Buice column: Weekend getaway was far overdue
Finally, a sense of normalcy — or so it seemed.
For the first time since the arrival of the coronavirus pandemic, we hit the road for an actual vacation. The original plan going all the way back to last year was to be out of town on the weekend of Sept. 19, which had long been circled when Appalachian State’s 2020 football schedule was announced.
My alma mater was scheduled to play at Wisconsin, one of the big boys in the Big Ten, and I wasn’t about to miss this one after not going to Michigan in 2007 when App State pulled off what has often been called “the greatest upset in college football history.”

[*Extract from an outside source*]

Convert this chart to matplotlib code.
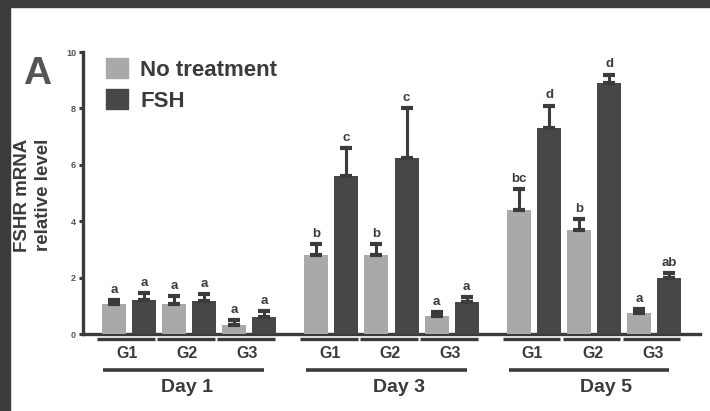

However, like so many things in this most unusual year, COVID-19 got in the way, and that game was canceled when Wisconsin pulled the plug on all of its non-conference games — which included the one against the Mountaineers — first before the league called off its season for the fall, only to reverse course a couple of weeks ago.
As college football schedules continued to be twisted and turned, that opening was filled with a game at Marshall, but with most early games being played with no fans, I didn’t think it would matter.
Even if they allowed any spectators, I figured there wouldn’t be a chance to get any tickets with the limited capacity requirement. Then a couple of weeks before the game, not even thinking about the aborted vacation, I happened to be on Twitter late one night and saw a sweet tweet — Marshall had put tickets on sale to the general public.
I went ahead and secured two tickets, hoping we could work out all the logistics of trying to clear space in the schedule to make the trip to Huntington, W. Va., for the Saturday afternoon game on Sept. 19. Ah, that same date.
Then I thought, since we were going four hours away for this game, perhaps we could expand the trip into a long weekend vacation. One of our favorite places to visit is the beautiful Amish Country in Ohio, which just happens to border West Virginia.
Hey, I always wanted to be a travel agent, so the wheels were set in motion after we worked out the details. We were going on vacation again — just to a different place.
And if you want a peaceful, relaxing getaway, check out this spot in Ohio where the world’s largest Amish population is located in Holmes County. A couple of years ago we up there and took a tour of an old Amish house, barn and school while learning about their various customs and unique way of life.
The months of September and October may be the busiest for tourists, but the Amish folks seem unfazed. They just keep riding their bikes along with the horse-and-buggy mode of travel.
One of our favorite things to do is sitting on a bench along the main drag in “downtown” Berlin, one of the busiest spots in the area, and eating an ice cream cone while taking in the sights and sounds, and then checking out the wide variety of shops.
Of course, part of the deal in the Amish Country is hitting one of the famous buffets, and we enjoyed quite a spread at Mrs. Yoder’s Kitchen in nearby Mt. Hope. Another highlight is driving around the countryside without a road map, going up and down the rolling hills and sometimes needing to pass a slow-moving horse and buggy. It’s a refreshing break from the fast-paced world in which we live.
I’ve always been fascinated with the old-fashioned, simplistic lifestyle and hard-working approach of the Amish people, and even though I can’t see myself transitioning from all the modern conveniences most of us take for granted, I realized that for them everyday life really hasn’t changed.
They just keep doing what they’ve always done — a normal way of living … for them.
Our two days there were great but way too short before we headed to West Virginia for the football game on a glorious Saturday afternoon against Marshall, an old rival from their days together in the Southern Conference.
App State, which finished in the Top 20 and won the Carolinas (beating both North Carolina and South Carolina) last year, had opened the new season in Boone the previous week by beating Charlotte before no fans — thanks to the governor’s order for our state — and climbed into the national polls at No. 23.
We knew going into the game that no tailgating was allowed and that masks were required inside along with proper social distancing for the limited capacity of 12,000 in a stadium that seats close to 40,000 spectators.
That was all OK. It was live football on a sun-splashed autumn day. The band was playing, the cheerleaders were cheering, and the game was being played between the lines.
Sure, the wrong team won on this day (the scoreboard read: Marshall 17, App State 7). Didn’t like the result but loved being there.
Life. Football. Traveling. Getting away. What a weekend it was!
Yes, it almost seemed like normal … for us.